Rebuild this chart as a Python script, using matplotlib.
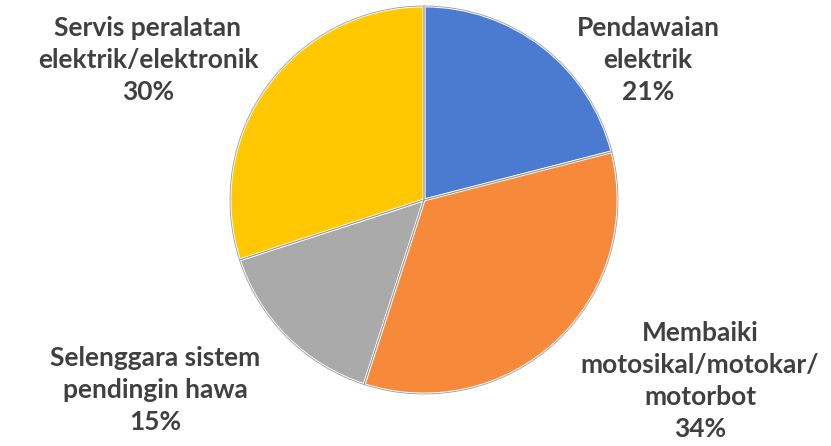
import matplotlib
matplotlib.use("Agg")
import matplotlib.pyplot as plt

# data
labels = ["Pendawaian\nelektrik",
          "Membaiki\nmotosikal/motokar/\nmotorbot",
          "Selenggara sistem\npendingin hawa",
          "Servis peralatan\nelektrik/elektronik"]
values = [21, 34, 15, 30]
colors = ["#4A7BD0", "#F68A3A", "#AAAAAA", "#FFC800"]

# label centres in pixels of the original picture (layout only)
label_px = [(648, 60), (700, 381), (155, 390), (148, 60)]
cx, cy, r = 424, 200, 194

plt.rcParams['font.family'] = ['Lato', 'DejaVu Sans']

fig = plt.figure(figsize=(8.31, 4.46), dpi=100)
W, H = 831, 446
ax = fig.add_axes([(cx - r) / W, (H - cy - r) / H, 2 * r / W, 2 * r / H])

wedges, _ = ax.pie(values, colors=colors, startangle=90, counterclock=False,
                   radius=1.0,
                   wedgeprops=dict(edgecolor="white", linewidth=2.0))
# thin grey rim like the bevel in the original
ax.pie(values, colors=["none"] * 4, startangle=90, counterclock=False,
       radius=1.0, wedgeprops=dict(edgecolor="#9a9a9a", linewidth=0.6, fill=False))

for lab, v, (px, py) in zip(labels, values, label_px):
    ax.text((px - cx) / r, (cy - py) / r, f"{lab}\n{v}%", ha="center", va="center",
            fontsize=19, fontweight="bold", color="#404040", linespacing=1.4,
            clip_on=False)

ax.set_xlim(-1, 1)
ax.set_ylim(-1, 1)
ax.set_aspect("equal")
ax.axis("off")

plt.savefig("out.png", dpi=100)
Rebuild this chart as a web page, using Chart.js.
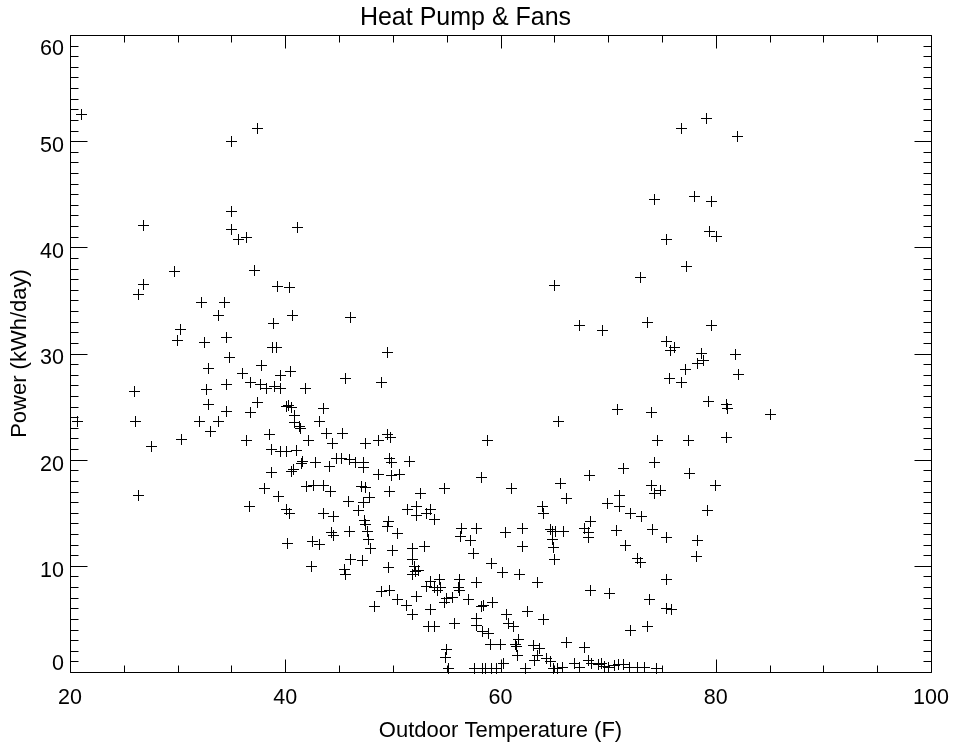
<!DOCTYPE html>
<html>
<head>
<meta charset="utf-8">
<script src="https://cdn.jsdelivr.net/npm/chart.js@4.4.1/dist/chart.umd.min.js"></script>
<style>html,body{margin:0;padding:0;background:#fff}canvas{display:block}</style>
</head>
<body>
<canvas id="c" width="956" height="749"></canvas>
<script>
const chartTitle = 'Heat Pump & Fans';
const xTitle = 'Outdoor Temperature (F)';
const yTitle = 'Power (kWh/day)';
const xTickValues = [20, 40, 60, 80, 100];
const yTickValues = [0, 10, 20, 30, 40, 50, 60];
const xMinorStep = 5;
const yMinorStep = 1;

const temperature = [
21.1,35.0,37.4,26.8,35.0,35.0,35.7,36.4,41.1,29.7,
37.1,26.8,26.4,39.3,40.4,32.2,34.4,33.8,40.7,38.9,
30.3,30.0,32.5,34.5,38.8,39.2,34.8,32.9,37.8,36.0,
40.5,39.6,26.0,32.7,34.5,36.8,37.7,38.3,39.0,39.6,
41.9,32.9,37.4,40.3,40.1,40.6,34.5,36.8,40.9,20.7,
26.1,32.0,33.8,40.9,41.3,41.4,43.2,33.1,38.5,30.4,
36.4,42.2,27.6,38.7,39.6,40.1,41.0,42.8,41.6,41.5,
40.8,40.6,38.7,38.1,42.0,42.6,26.4,36.7,39.4,40.1,
40.4,40.2,42.5,43.2,42.4,65.0,46.1,67.3,69.5,49.5,
45.6,48.9,43.6,43.8,45.3,44.4,47.5,48.7,49.5,49.8,
58.8,65.4,70.9,44.1,44.8,45.2,46.0,46.5,47.3,47.3,
49.7,49.9,51.5,48.7,49.9,50.6,58.2,68.3,65.6,43.6,
44.2,47.1,47.5,49.7,52.6,54.8,61.0,66.1,69.9,71.1,
45.9,47.3,47.8,46.8,51.4,52.2,52.2,53.1,53.5,53.9,
63.9,64.0,43.6,44.5,47.4,47.5,49.6,49.5,44.3,44.5,
46.0,47.6,47.7,47.9,50.4,50.0,51.8,52.9,56.4,56.3,
57.8,57.2,57.5,60.5,62.0,62.0,64.6,64.8,65.1,65.9,
64.8,64.9,65.0,67.8,68.4,68.2,68.2,70.8,45.5,45.6,
46.1,47.2,49.6,51.8,52.0,51.8,52.1,52.4,59.2,60.2,
61.8,63.4,48.9,49.7,48.3,50.4,51.3,52.2,51.8,53.1,
53.5,53.9,54.3,54.4,54.1,53.5,54.8,55.0,55.5,56.2,
56.1,56.2,57.0,57.8,53.3,53.9,55.7,58.2,58.4,59.3,
57.8,57.8,58.3,58.9,59.1,60.0,60.6,60.7,61.2,62.5,
64.0,61.4,61.5,61.7,61.6,63.1,63.6,63.4,63.2,64.3,
64.6,66.1,67.8,68.2,68.5,55.0,54.9,55.2,60.3,62.3,
57.6,58.3,58.6,59.2,59.6,64.9,65.3,65.8,66.9,67.3,
69.1,69.4,69.7,70.0,70.6,71.0,71.4,72.0,72.7,73.4,
74.5,75.4,77.3,73.0,73.7,75.4,75.8,76.2,77.2,75.7,
76.8,74.0,74.6,77.5,74.3,71.4,77.6,74.0,74.3,74.9,
71.1,72.1,73.1,74.1,75.4,71.6,72.7,73.0,75.4,68.4,
70.1,73.8,75.4,75.9,72.1,73.7,79.1,76.8,82.0,74.3,
78.0,79.6,79.4,80.1,79.6,78.7,78.3,78.9,81.8,82.1,
79.3,81.0,81.1,85.1,81.0,80.0,79.2,78.3,78.2
];

const power = [
52.5,50.0,51.2,42.1,43.4,41.7,40.7,40.9,41.9,37.7,
37.8,36.5,35.6,36.3,36.2,34.8,34.8,33.6,33.6,32.8,
32.3,31.2,31.0,31.5,30.6,30.6,29.6,28.6,28.9,28.1,
28.3,27.9,26.4,26.6,27.1,27.3,27.1,26.7,26.9,26.7,
26.7,25.2,25.4,25.1,25.0,24.9,24.5,24.4,24.2,23.6,
23.6,23.6,23.6,23.5,23.1,22.9,23.6,22.7,22.4,21.9,
21.8,21.8,21.2,21.0,20.8,20.8,20.9,19.7,19.8,19.6,
19.1,18.9,18.8,17.3,17.5,17.6,16.6,15.6,16.5,15.3,
14.9,12.1,12.3,12.0,9.9,36.4,33.4,32.6,32.2,30.1,
27.6,27.3,24.8,22.5,22.5,21.5,21.5,21.8,22.4,22.1,
21.8,23.6,24.7,19.4,20.1,20.1,20.0,19.7,19.7,19.3,
20.1,19.7,19.8,18.6,18.5,18.6,18.3,18.5,17.8,17.6,
17.0,17.5,17.4,17.0,16.8,17.3,17.3,16.3,15.9,16.6,
16.1,16.0,16.4,15.2,15.3,15.6,14.7,14.9,15.3,14.4,
15.6,14.9,14.9,14.6,14.3,13.9,14.2,13.7,13.1,12.9,
13.2,13.2,12.5,11.6,13.0,11.4,11.6,11.8,13.5,12.8,
13.5,12.4,11.2,13.1,13.5,11.8,13.4,13.2,13.2,13.2,
12.5,11.7,10.6,13.5,14.2,12.7,13.1,13.3,9.7,9.2,
10.6,10.5,9.8,10.6,9.9,9.2,9.5,9.6,10.2,9.4,
9.2,8.4,7.6,7.7,6.2,6.8,6.3,7.1,5.4,8.1,
8.5,8.0,8.7,8.0,7.7,5.9,6.5,6.9,7.0,8.7,
8.0,7.7,6.8,8.4,4.3,4.3,4.6,6.2,6.3,6.5,
5.0,4.4,3.8,3.6,2.6,2.6,5.4,4.6,4.3,5.7,
4.9,2.6,2.4,3.1,1.6,2.5,2.2,1.6,1.1,1.3,
1.0,2.8,2.3,1.1,0.8,2.1,1.4,0.3,0.8,0.3,
0.3,0.3,0.3,0.3,0.3,0.3,0.3,0.4,0.8,0.4,
0.7,0.8,0.5,0.4,0.6,0.7,0.7,0.4,0.4,0.4,
0.3,40.7,38.2,37.2,32.9,31.1,30.3,30.6,28.5,27.6,
27.3,24.4,21.8,21.8,19.7,19.2,18.7,17.6,16.8,17.1,
15.6,14.9,14.6,13.4,12.7,11.9,10.7,10.3,8.7,7.7,
7.4,6.8,6.0,5.9,3.9,4.3,52.1,51.2,50.4,44.5,
44.8,44.3,41.5,41.0,32.6,30.0,29.1,29.3,29.9,28.0,
25.5,25.2,24.8,24.3,22.1,17.6,15.2,12.4,10.9
];

const FONT = '"Liberation Sans", Arial, Helvetica, sans-serif';
Chart.defaults.font.family = FONT;
Chart.defaults.color = '#000';

// crisp 1px "+" marker used as the point style
const plusMarker = document.createElement('canvas');
plusMarker.width = 11; plusMarker.height = 11;
(function () {
  const g = plusMarker.getContext('2d');
  g.fillStyle = '#000';
  g.fillRect(0, 5, 11, 1);
  g.fillRect(5, 0, 1, 11);
})();

// IDL-style box with inward major/minor tick marks on all four sides
const idlAxes = {
  id: 'idlAxes',
  beforeDatasetsDraw(chart) { chart.ctx.imageSmoothingEnabled = false; },
  afterDraw(chart) {
    const {ctx, chartArea: a, scales: {x, y}} = chart;
    const L = Math.round(a.left) + 0.5, R = Math.round(a.right) + 0.5;
    const T = Math.round(a.top) + 0.5, B = Math.round(a.bottom) + 0.5;
    ctx.save();
    ctx.strokeStyle = '#000';
    ctx.lineWidth = 1;
    ctx.beginPath();
    ctx.rect(L, T, R - L, B - T);
    for (let v = x.min; v <= x.max + 1e-9; v += xMinorStep) {
      const px = Math.round(x.getPixelForValue(v)) + 0.5;
      const len = xTickValues.includes(v) ? 13 : 7;
      ctx.moveTo(px, B); ctx.lineTo(px, B - len);
      ctx.moveTo(px, T); ctx.lineTo(px, T + len);
    }
    for (let v = y.min; v <= y.max + 1e-9; v += yMinorStep) {
      const py = Math.round(y.getPixelForValue(v)) + 0.5;
      const len = yTickValues.includes(v) ? 17 : 8;
      ctx.moveTo(L, py); ctx.lineTo(L + len, py);
      ctx.moveTo(R, py); ctx.lineTo(R - len, py);
    }
    ctx.stroke();
    ctx.restore();
  }
};

const points = temperature.map((t, i) => ({x: t, y: power[i]}));

new Chart(document.getElementById('c'), {
  type: 'scatter',
  data: {
    datasets: [{
      data: points,
      pointStyle: plusMarker,
      pointRadius: 5,
      pointHoverRadius: 5,
      borderColor: '#000',
      backgroundColor: '#000',
      pointBorderWidth: 1,
      borderWidth: 1,
      clip: false
    }]
  },
  options: {
    responsive: false,
    animation: false,
    events: [],
    layout: {padding: {left: 0, right: 25, top: 0, bottom: 0}},
    plugins: {
      legend: {display: false},
      tooltip: {enabled: false},
      title: {
        display: true,
        text: chartTitle,
        color: '#000',
        font: {family: FONT, size: 25, weight: 'normal', lineHeight: 1.2},
        padding: {top: 3, bottom: 2}
      }
    },
    scales: {
      x: {
        type: 'linear',
        position: 'bottom',
        min: 20, max: 100,
        afterBuildTicks: s => { s.ticks = xTickValues.map(v => ({value: v})); },
        afterFit: s => { s.height = 77; s.paddingLeft = 0; s.paddingRight = 0; },
        grid: {display: false, drawTicks: false},
        border: {display: false},
        ticks: {
          color: '#000',
          font: {family: FONT, size: 21.5, lineHeight: 1.2},
          padding: 13.5,
          autoSkip: false,
          maxRotation: 0,
          callback: v => String(v)
        },
        title: {
          display: true,
          text: xTitle,
          color: '#000',
          font: {family: FONT, size: 22, lineHeight: 1.2},
          padding: {top: 0, bottom: 5}
        }
      },
      y: {
        type: 'linear',
        position: 'left',
        min: 0, max: 60,
        afterBuildTicks: s => { s.ticks = yTickValues.map(v => ({value: v})); },
        afterFit: s => { s.width = 70; },
        grid: {display: false, drawTicks: false},
        border: {display: false},
        ticks: {
          color: '#000',
          padding: 6,
          labelOffset: 5,
          autoSkip: false,
          font: c => {
            const v = c.tick ? c.tick.value : null;
            let lh = '25px';
            if (v === 0) lh = '26.6px';
            else if (v === 60) lh = '17.6px';
            return {family: FONT, size: 21.5, lineHeight: lh};
          },
          callback: v => v === 0 ? ['0', ''] : (v === 60 ? ['', '60'] : String(v))
        },
        title: {
          display: true,
          text: yTitle,
          color: '#000',
          font: {family: FONT, size: 22, lineHeight: 1.2},
          padding: {top: 7, bottom: 0}
        }
      }
    }
  },
  plugins: [idlAxes]
});
</script>
</body>
</html>
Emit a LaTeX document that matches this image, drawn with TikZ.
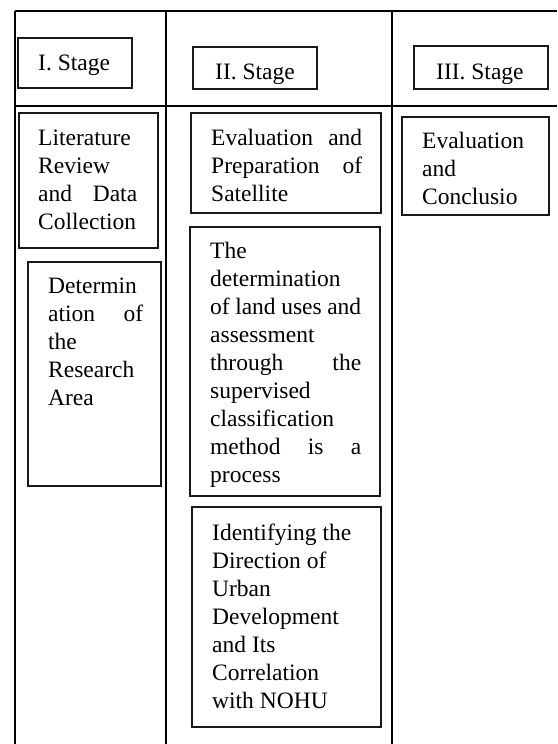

+ + + + +

▶ Exercise objective: Give again, word for word, every line from the top of the data above to the line holding "ax = fig.add_axes([(cx", inclusive, with the pictures left out.

▶ In response:
Rebuild this chart as a Python script, using matplotlib.
import matplotlib
matplotlib.use("Agg")
import matplotlib.pyplot as plt

# data
labels = ["Pendawaian\nelektrik",
          "Membaiki\nmotosikal/motokar/\nmotorbot",
          "Selenggara sistem\npendingin hawa",
          "Servis peralatan\nelektrik/elektronik"]
values = [21, 34, 15, 30]
colors = ["#4A7BD0", "#F68A3A", "#AAAAAA", "#FFC800"]

# label centres in pixels of the original picture (layout only)
label_px = [(648, 60), (700, 381), (155, 390), (148, 60)]
cx, cy, r = 424, 200, 194

plt.rcParams['font.family'] = ['Lato', 'DejaVu Sans']

fig = plt.figure(figsize=(8.31, 4.46), dpi=100)
W, H = 831, 446
ax = fig.add_axes([(cx - r) / W, (H - cy - r) / H, 2 * r / W, 2 * r / H])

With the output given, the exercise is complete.